Mudik bukanlah sekadar tradisi tahunan. Ada nilai penting mengapa saya (kita) harus mudik. Hal ini yang menggerakkan saya selama ini untuk tetap mudik dalam berbagai kondisi.
Perjalanan mudik bagi sebagian orang tidaklah mudah. Butuh persiapan materi, fisik, dan mental. Ketika merantau ke Sulawesi, saya harus menyisihkan budget tahunan untuk tiket pesawat saat Lebaran. Harga tiketnya bisa naik 2 kali lipat dari harga normal. Saat itu saya masih sendiri sehingga uang THR cukup menutupi biaya tiket mudik. Berbeda dengan teman saya yang telah berkeluarga dan memiliki 2 orang anak. Ia tidak bisa setiap tahun mudik ke Medan. Tiket pesawat Palu-Medan PP di musim liburan bisa mencapai 6juta per orang. Terbayang ia harus menyiapkan 24juta untuk tiket saja. Belum oleh-oleh, angpao, dan kebutuhan selama liburan. Ia benar-benar berhitung sebelum memutuskan mudik.
Bagi perantau yang jauh dari kampung halaman, menempuh perjalanan jauh perlu persiapan fisik. Apalagi yang perjalanan mudiknya menggunakan jalur darat rawan menghadapi kemacetan. Atau pengguna kapal yang butuh waktu berhari-hari hingga sampai ke pelabuhan tujuan. Tubuh harus fit supaya saat sampai di kampung halaman dapat silaturahim dengan baik. Jangan sampai badan ngedrop di saat merayakan Hari Kemenangan.
Masalah kesiapan fisik ini telah saya bahas di artikel berikut ini dengan titik tekan pada ibu hamil, menyusui, serta anak-anak yang butuh persiapan khusus.
Tips Mudik untuk Ibu Hamil, Menyusui, dan Anak-Anak
Tips Mudik Naik Pesawat Bersama Balita
Mental tak kalah penting disiapkan sebelum mudik. Perantau meninggalkan rumah dengan maksud mencari kehidupan yang lebih baik di kota. Namun terkadang harapan belum sesuai kenyataan. Persaingan di kota membutuhkan orang yang terampil, terdidik, bermental kuat, dan bekerja keras. Tidak semua perantau memiliki hal tersebut. Sebagian tergerus dan menjadi luntang-lantung di kota orang, malu untuk pulang. Memang butuh hati yang besar dan ikhlas untuk mengakui kekalahan.
Ketika mudik dan berkumpul dengan keluarga akan ada berbagai pertanyaan seperti: Sekarang kerja di mana? Bagian apa? Kapan menikah? Sudah punya calon? Dan lain sebagainya. Dua pertanyaan pertama mudah saya jawab ketika saya menjadi pegawai kantoran di sebuah perusahaan yang namanya familiar.
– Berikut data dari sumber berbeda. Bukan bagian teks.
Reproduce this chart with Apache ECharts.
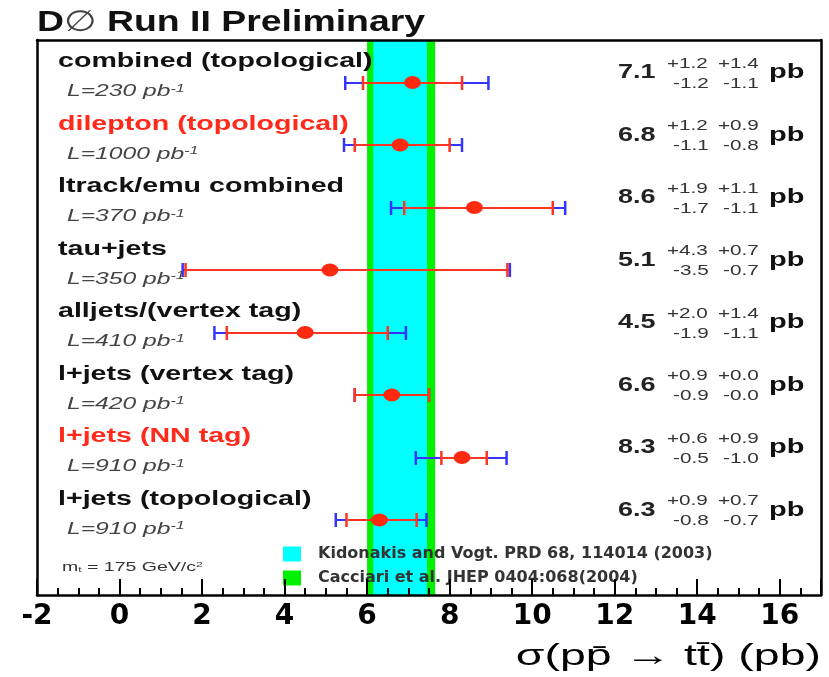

Namun setelah resign, pandangan sebagian keluarga menjadi berbeda ketika saya menjawab sekarang menjadi ibu rumah tangga (saja). Di sinilah pentingnya menyiapkan mental supaya tetap bangga dengan profesi baru saya. Begitu pun dengan perantau yang kurang berhasil di tanah orang. Mungkin ia diarahkan oleh Allah untuk mengembangkan usaha di kampung halamannya sendiri.
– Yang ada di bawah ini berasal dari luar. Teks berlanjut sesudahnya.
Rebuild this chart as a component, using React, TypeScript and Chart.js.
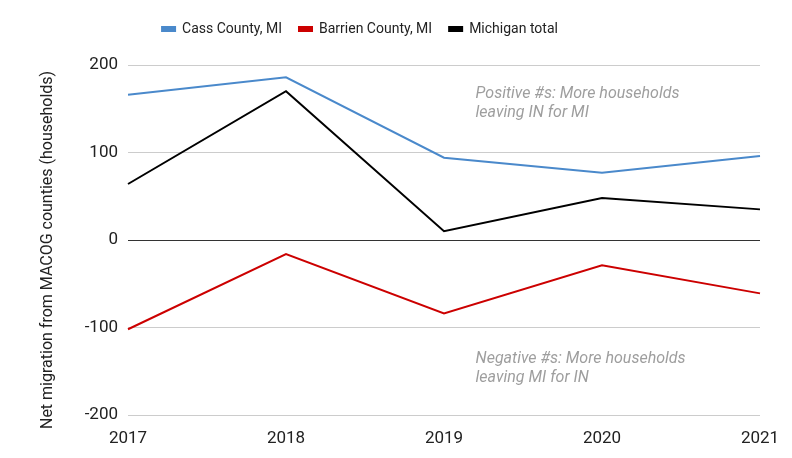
import React, { useEffect, useRef } from "react";
import { Chart, registerables } from "chart.js";

Chart.register(...registerables);

const years = ["2017", "2018", "2019", "2020", "2021"];
const cassCounty = [166, 186, 94, 77, 96];
const barrienCounty = [-102, -16, -84, -29, -61];
const michiganTotal = [64, 170, 10, 48, 35];
const yTicks = [-200, -100, 0, 100, 200];
const positiveNote = ["Positive #s: More households", "leaving IN for MI"];
const negativeNote = ["Negative #s: More households", "leaving MI for IN"];

const notesPlugin = {
  id: "notes",
  beforeLayout(chart: any) {
    const lg = chart.legend;
    if (lg && !lg._patched) {
      const orig = lg.fit.bind(lg);
      lg.fit = function () {
        orig();
        this.height += 19;
      };
      lg._patched = true;
    }
  },
  afterLayout(chart: any) {
    const lg = chart.legend;
    if (lg) {
      lg.left -= 37;
      lg.right -= 37;
    }
  },
  afterDatasetsDraw(chart: any) {
    const { ctx, scales } = chart;
    const x = scales.x.getPixelForValue(2.2);
    ctx.save();
    ctx.font = "italic 16px Roboto";
    ctx.fillStyle = "#9e9e9e";
    ctx.textAlign = "left";
    ctx.textBaseline = "middle";
    const yPos = scales.y.getPixelForValue(167);
    positiveNote.forEach((t, i) => ctx.fillText(t, x, yPos + i * 19));
    const yNeg = scales.y.getPixelForValue(-136);
    negativeNote.forEach((t, i) => ctx.fillText(t, x, yNeg + i * 19));
    ctx.restore();
  },
};

export default function App() {
  const ref = useRef<HTMLCanvasElement | null>(null);
  useEffect(() => {
    if (!ref.current) return;
    const chart = new Chart(ref.current, {
      type: "line",
      data: {
        labels: years,
        datasets: [
          { label: "Cass County, MI", data: cassCounty, borderColor: "#4a89cb", backgroundColor: "#4a89cb", borderWidth: 2, pointRadius: 0, tension: 0 },
          { label: "Barrien County, MI", data: barrienCounty, borderColor: "#cc0000", backgroundColor: "#cc0000", borderWidth: 2, pointRadius: 0, tension: 0 },
          { label: "Michigan total", data: michiganTotal, borderColor: "#000000", backgroundColor: "#000000", borderWidth: 2, pointRadius: 0, tension: 0 },
        ],
      },
      options: {
        animation: false,
        responsive: false,
        layout: { padding: { left: 34, right: 32, top: 5, bottom: 0 } },
        plugins: {
          legend: {
            position: "top",
            labels: {
              boxWidth: 13,
              boxHeight: 4,
              padding: 17,
              color: "#222222",
              font: { family: "Roboto", size: 14 },
            },
          },
          tooltip: { enabled: false },
        },
        scales: {
          x: {
            grid: { display: false },
            border: { display: false },
            ticks: { color: "#222222", font: { family: "Roboto", size: 17 }, padding: 6, maxRotation: 0 },
            afterFit(s: any) { s.height = 43; },
          },
          y: {
            min: -200,
            max: 200,
            afterBuildTicks(s: any) { s.ticks = yTicks.map((v) => ({ value: v })); },
            grid: {
              drawTicks: false,
              color: (c: any) => (c.tick && c.tick.value === 0 ? "#333333" : "#cccccc"),
              lineWidth: 1,
            },
            border: { display: false },
            ticks: { color: "#222222", font: { family: "Roboto", size: 17 }, padding: 10 },
            title: { display: true, text: "Net migration from MACOG counties (households)     ", color: "#222222", font: { family: "Roboto", size: 16 } },
            afterFit(s: any) { s.width = 94; },
          },
        },
      },
      plugins: [notesPlugin],
    });
    return () => chart.destroy();
  }, []);
  return (
    <div style={{ position: "fixed", left: 0, top: 0, width: 792, height: 458, background: "#fff" }}>
      <canvas ref={ref} width={792} height={458} />
    </div>
  );
}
Above all, alasan paling penting mengapa saya (kita) harus mudik karena orang tua yang menunggu di rumah. Orang tua butuh kehadiran anaknya, bukan hanya kiriman materi. Rasanya kekhawatiran orang tua tak akan terobati bila hanya melihat lewat video call atau diwakili oleh amplop jutaan rupiah (entah dari hasil tabungan atau berhutang).
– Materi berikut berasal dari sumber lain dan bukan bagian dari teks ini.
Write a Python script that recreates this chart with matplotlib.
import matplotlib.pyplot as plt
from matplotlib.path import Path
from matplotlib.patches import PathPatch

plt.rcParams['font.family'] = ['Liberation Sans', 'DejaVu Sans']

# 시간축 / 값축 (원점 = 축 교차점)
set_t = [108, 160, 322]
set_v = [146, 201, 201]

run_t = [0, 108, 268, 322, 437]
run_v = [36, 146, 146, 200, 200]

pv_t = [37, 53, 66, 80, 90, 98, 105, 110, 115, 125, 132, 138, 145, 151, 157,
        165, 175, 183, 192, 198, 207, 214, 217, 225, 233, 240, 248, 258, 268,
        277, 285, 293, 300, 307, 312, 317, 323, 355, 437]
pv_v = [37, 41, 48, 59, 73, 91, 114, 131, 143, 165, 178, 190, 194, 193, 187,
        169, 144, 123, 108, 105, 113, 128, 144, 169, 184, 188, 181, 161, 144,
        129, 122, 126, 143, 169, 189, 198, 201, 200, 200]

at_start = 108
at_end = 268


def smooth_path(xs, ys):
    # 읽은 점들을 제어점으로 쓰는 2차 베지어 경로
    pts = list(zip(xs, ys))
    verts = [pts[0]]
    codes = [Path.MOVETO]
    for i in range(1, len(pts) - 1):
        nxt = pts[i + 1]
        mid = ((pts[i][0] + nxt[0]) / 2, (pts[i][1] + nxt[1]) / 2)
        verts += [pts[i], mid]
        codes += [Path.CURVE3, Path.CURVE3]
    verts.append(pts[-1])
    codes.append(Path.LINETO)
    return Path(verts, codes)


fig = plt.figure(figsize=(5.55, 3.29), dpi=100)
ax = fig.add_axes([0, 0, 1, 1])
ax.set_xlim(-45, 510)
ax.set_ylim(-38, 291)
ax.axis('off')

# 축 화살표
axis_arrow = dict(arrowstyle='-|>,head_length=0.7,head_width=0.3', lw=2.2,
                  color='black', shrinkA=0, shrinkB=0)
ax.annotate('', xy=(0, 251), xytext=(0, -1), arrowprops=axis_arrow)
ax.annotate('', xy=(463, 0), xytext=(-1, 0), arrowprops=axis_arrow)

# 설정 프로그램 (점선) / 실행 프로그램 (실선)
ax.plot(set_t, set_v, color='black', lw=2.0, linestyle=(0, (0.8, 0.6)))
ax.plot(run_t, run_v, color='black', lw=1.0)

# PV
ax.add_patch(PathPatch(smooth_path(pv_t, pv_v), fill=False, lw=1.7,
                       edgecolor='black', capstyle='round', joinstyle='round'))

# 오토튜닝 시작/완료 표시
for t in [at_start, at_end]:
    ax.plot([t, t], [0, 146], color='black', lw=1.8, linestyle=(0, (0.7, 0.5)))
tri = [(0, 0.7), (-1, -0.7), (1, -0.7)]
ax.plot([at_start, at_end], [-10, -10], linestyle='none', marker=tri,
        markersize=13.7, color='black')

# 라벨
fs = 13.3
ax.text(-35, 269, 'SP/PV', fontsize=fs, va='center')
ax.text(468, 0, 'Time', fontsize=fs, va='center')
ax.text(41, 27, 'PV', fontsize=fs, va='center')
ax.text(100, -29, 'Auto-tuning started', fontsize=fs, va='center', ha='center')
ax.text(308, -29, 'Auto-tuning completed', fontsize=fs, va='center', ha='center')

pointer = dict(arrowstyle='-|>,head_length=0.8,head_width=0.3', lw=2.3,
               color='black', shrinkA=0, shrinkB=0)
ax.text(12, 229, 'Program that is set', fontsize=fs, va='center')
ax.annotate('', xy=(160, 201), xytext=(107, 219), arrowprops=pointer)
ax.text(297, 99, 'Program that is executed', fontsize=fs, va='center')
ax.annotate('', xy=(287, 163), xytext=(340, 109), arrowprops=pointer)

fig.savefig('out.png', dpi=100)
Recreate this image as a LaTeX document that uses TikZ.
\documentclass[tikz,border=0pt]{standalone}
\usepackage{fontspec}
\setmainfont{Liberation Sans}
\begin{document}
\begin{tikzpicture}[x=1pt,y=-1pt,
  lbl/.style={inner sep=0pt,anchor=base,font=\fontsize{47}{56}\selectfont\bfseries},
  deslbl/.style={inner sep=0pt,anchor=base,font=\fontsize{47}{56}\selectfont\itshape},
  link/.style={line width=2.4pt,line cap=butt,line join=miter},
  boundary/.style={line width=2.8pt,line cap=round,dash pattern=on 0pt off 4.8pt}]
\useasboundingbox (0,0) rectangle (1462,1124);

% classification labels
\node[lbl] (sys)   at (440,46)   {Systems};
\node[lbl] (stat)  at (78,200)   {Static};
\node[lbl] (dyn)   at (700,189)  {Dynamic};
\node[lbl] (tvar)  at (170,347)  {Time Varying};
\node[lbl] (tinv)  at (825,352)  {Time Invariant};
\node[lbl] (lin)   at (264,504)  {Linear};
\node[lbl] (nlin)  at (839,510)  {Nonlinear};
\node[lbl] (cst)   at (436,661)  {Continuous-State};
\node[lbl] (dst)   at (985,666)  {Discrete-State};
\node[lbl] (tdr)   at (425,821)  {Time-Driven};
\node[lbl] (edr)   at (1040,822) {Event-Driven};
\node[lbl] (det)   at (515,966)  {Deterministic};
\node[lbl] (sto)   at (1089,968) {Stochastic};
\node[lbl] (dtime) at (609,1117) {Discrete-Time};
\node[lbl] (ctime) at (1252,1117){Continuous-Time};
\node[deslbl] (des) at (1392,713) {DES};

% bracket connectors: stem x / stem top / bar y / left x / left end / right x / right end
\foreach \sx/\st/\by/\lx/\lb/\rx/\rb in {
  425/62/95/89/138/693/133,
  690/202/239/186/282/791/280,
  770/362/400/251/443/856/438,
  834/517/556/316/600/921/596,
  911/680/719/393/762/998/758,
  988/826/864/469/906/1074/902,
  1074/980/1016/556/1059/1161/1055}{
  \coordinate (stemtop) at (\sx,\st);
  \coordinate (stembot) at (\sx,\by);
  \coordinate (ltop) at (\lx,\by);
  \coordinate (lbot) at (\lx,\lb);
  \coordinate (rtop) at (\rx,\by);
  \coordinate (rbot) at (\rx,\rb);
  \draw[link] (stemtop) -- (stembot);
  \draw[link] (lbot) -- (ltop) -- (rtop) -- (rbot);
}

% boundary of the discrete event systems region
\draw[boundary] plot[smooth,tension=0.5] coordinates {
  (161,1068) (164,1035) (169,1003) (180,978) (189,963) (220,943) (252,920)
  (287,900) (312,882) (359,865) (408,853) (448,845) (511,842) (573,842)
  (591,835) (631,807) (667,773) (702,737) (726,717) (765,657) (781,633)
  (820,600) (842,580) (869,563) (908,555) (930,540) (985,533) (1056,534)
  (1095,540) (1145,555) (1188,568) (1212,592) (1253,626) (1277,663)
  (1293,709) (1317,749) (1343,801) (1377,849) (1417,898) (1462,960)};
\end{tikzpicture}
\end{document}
Pengalaman saya menjadi orang tua masihlah seujung kuku namun saya melihat kebutuhan anak untuk ditemani orang tua begitu tinggi. Anak lebih bahagia ketika ayah dan ibunya membersamai aktvitias anak. Bukan hanya bermain dengan anak tetapi bermain bersama anak secara fisik dan pikiran. Ketika sudah besar, giliran anak lah yang menemani orang tua. Jika tak bisa setiap hari bertatap muka, setidaknya mudik menjadi momen yang tepat untuk membalas kasih sayang orang tua (yang tak akan pernah bisa terbalas dengan setimpal).
"Maaf ibu
Sering tidak pulang
Sedang sibuk selalu jadi alasan"
Kutipan lagu Maaf Ibu yang dinyanyikan Andien dan Anggun mewakili hati nurani saya. Selagi masih ada orang tua dan keluarga, selagi punya kampung halaman, mudiklah.
Selamat mudik bagi yang merayakan. Salam hangat untuk keluarga.